# Exel Outlook  - ex und import adressen



## ziriander (25. August 2003)

Hallo Leute,,

Ich hoffe es sind nicht alle im Urlaub und es kann mir jemand helfen.

Ich kann Adressdaten (pst) von Outlook nach Exel exportieren um sie dann in Exel für Serienbriefe usw zu verwenden. Das klappt auch wunderbar. Viel einfacher ließen sich die Adressdaten aber in Exel selbst schreiben, da ich dort alles schön in einer Zeile habe und nicht wie in Outlook von Fenster zu Fenster klicken muß. (lohnt sich bei 500 Adressen). Das dumme ist, dass ich die Adressen aber in Outlook ebenfalls brauche und der Import von den Adressen aus Exel einfach nicht .  

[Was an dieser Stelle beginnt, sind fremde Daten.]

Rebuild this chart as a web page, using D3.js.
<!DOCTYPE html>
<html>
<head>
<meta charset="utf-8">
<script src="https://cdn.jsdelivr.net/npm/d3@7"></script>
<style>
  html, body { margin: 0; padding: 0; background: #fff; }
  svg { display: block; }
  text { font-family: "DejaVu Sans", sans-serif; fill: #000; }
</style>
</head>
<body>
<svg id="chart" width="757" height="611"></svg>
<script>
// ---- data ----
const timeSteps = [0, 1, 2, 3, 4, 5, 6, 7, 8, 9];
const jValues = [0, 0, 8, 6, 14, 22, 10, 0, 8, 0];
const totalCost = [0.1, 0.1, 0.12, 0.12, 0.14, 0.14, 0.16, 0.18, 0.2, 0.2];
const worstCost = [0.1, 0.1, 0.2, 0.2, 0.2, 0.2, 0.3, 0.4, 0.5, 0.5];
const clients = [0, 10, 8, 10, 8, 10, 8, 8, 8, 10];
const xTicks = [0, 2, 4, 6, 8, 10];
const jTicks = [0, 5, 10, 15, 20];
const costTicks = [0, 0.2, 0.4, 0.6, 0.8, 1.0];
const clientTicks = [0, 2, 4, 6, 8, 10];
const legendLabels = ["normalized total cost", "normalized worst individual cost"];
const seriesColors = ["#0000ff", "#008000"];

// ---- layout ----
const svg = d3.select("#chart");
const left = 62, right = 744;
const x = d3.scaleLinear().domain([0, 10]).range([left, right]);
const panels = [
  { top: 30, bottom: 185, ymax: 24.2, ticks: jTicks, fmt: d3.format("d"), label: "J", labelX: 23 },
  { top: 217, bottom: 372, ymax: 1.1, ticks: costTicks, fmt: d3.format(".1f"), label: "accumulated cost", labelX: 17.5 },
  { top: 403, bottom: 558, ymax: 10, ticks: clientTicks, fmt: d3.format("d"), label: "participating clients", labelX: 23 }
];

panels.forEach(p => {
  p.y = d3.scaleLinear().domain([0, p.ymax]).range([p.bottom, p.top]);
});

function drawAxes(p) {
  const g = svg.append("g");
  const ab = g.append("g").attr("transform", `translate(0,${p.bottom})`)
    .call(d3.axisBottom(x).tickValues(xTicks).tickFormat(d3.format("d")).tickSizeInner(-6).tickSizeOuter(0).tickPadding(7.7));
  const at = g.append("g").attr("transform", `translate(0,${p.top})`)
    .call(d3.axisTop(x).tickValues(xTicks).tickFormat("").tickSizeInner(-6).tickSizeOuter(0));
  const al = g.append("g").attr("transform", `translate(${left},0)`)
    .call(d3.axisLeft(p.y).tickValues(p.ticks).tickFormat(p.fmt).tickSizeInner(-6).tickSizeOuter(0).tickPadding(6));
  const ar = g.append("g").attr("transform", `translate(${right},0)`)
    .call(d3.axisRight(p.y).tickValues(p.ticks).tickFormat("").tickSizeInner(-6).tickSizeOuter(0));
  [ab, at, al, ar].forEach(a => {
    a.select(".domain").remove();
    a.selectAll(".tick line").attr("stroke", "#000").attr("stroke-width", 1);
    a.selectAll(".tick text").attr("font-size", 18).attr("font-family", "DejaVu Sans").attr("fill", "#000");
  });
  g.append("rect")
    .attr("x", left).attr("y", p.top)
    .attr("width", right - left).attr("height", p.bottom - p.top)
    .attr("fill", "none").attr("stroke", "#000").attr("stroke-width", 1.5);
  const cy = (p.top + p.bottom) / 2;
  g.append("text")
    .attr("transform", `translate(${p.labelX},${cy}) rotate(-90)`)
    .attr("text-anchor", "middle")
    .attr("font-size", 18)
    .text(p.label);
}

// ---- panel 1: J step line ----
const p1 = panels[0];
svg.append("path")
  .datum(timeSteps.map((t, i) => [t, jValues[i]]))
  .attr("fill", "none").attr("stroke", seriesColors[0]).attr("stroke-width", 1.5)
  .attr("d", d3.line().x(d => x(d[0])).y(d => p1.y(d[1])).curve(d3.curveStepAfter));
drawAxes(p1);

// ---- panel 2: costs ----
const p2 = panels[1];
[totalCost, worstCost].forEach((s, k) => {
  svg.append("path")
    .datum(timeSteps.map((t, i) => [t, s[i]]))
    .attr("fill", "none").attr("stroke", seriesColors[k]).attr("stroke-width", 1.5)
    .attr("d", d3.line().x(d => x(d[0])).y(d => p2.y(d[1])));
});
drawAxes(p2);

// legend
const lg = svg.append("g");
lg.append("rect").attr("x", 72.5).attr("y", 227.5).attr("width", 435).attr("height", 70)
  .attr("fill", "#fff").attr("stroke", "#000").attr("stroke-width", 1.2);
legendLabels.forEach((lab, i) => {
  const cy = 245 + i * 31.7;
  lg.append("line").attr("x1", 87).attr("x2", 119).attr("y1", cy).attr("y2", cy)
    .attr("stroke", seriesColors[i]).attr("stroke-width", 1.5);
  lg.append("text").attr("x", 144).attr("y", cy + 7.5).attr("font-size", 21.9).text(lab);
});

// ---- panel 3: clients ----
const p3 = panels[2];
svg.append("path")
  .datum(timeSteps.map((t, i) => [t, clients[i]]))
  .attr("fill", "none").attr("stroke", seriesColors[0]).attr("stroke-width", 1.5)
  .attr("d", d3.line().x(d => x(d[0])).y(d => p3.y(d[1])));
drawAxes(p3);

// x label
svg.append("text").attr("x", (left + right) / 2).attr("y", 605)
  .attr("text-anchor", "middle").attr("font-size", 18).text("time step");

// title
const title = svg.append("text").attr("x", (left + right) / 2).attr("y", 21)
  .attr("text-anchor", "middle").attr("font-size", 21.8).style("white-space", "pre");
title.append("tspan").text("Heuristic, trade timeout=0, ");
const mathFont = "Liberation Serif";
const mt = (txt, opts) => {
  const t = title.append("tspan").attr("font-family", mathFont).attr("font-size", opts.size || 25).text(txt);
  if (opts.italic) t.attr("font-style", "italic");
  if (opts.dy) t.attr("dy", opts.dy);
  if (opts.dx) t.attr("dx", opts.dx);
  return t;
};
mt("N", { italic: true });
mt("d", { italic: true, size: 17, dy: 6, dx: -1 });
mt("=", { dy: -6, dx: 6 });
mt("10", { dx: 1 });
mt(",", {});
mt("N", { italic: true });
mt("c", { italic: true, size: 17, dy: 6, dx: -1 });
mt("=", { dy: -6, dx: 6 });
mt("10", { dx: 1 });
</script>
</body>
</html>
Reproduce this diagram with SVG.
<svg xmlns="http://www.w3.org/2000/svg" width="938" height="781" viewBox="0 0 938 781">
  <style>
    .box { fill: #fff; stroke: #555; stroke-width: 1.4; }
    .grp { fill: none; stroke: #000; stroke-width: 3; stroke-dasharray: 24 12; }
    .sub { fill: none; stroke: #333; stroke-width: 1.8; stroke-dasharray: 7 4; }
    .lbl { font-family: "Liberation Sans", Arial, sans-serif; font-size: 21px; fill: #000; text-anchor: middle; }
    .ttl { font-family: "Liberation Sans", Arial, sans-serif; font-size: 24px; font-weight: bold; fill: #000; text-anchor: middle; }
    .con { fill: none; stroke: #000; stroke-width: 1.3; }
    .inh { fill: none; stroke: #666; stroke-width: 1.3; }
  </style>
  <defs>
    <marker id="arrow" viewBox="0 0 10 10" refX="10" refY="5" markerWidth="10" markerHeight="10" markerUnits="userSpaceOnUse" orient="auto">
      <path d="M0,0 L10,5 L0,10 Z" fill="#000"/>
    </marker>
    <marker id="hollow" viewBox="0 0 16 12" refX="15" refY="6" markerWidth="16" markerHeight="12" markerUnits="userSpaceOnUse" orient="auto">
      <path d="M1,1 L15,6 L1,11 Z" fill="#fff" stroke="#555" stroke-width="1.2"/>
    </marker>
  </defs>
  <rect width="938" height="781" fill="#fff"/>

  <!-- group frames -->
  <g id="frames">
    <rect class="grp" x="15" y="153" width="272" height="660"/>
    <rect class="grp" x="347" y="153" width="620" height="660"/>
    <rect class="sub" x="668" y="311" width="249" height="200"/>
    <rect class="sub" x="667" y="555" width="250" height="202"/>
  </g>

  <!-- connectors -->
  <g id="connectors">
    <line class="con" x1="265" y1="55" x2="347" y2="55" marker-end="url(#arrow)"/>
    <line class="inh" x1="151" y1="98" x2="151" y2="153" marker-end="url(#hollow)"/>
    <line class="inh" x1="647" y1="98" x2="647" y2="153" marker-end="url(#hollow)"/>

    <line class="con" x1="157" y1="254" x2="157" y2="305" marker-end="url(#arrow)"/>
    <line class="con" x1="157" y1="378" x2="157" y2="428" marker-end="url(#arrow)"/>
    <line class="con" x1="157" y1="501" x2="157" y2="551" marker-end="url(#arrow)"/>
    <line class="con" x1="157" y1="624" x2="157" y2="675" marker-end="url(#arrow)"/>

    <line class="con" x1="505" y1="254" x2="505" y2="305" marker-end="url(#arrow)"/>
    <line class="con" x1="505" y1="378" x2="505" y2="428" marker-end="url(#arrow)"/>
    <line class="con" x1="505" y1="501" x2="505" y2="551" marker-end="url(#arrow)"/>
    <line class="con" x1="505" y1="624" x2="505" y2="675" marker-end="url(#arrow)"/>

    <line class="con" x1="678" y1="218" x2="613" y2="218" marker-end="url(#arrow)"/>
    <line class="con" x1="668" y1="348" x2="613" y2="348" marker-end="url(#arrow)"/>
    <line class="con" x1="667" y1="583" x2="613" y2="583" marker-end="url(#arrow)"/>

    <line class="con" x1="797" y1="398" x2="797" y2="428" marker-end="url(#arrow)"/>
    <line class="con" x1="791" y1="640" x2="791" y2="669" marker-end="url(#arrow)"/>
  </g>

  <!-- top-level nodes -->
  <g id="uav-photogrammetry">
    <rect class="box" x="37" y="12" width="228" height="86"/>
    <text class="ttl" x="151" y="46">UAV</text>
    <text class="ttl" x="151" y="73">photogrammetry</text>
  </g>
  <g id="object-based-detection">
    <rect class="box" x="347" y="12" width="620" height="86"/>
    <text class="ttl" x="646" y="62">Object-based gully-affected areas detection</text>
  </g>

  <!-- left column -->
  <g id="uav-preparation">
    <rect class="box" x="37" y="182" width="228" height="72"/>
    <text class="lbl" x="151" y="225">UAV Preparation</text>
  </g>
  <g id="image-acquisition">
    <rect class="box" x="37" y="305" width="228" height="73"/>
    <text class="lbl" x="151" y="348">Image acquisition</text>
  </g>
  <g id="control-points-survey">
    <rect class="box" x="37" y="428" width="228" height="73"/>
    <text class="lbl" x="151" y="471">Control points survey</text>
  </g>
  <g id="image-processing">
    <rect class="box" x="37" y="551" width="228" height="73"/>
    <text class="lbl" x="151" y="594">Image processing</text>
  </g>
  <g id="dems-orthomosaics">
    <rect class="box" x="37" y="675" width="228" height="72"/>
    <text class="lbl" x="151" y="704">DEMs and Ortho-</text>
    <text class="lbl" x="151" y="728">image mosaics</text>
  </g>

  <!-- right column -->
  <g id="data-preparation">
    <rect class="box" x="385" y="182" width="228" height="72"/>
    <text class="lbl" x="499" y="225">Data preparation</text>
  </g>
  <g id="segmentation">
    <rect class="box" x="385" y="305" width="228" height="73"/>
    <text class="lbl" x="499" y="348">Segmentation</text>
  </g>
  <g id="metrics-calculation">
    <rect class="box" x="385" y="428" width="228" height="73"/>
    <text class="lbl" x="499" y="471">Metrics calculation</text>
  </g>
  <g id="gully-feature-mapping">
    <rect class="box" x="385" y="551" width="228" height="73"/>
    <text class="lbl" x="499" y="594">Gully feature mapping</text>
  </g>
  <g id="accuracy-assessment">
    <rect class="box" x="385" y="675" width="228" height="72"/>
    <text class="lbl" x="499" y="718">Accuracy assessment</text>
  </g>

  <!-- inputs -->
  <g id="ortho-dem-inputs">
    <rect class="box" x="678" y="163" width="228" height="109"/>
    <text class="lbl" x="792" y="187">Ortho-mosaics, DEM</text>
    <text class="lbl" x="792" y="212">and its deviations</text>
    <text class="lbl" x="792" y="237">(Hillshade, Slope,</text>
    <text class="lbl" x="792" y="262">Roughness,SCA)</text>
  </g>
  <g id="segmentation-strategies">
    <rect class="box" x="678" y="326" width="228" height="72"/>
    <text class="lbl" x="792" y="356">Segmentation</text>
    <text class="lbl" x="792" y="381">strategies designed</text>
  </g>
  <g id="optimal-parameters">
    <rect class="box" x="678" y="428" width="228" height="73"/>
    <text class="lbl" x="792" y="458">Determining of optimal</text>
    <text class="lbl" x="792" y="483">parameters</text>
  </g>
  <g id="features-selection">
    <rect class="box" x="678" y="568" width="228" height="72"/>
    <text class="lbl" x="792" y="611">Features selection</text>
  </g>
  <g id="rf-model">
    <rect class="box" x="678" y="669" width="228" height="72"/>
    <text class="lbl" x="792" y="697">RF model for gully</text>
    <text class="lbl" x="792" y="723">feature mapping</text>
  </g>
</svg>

Ich habe dann probiert eine Adresse von OL nach EX zu schicken und dieselbe Datei wieder zurückzuimportieren und das klappt. Wenn ich in EX aber noch Daten dazufüge klappt es schon  nicht mehr. Bin langsam echt ratlos. 

Ich hoffe auf eure Hilfe
ziriander


----------



## Scorp (25. August 2003)

Speicher deine Exceltabelle mit den Adressen als *.CSV (mit Semikolon) und importier sie dann in Outlook, dass sollte funktioniern.


----------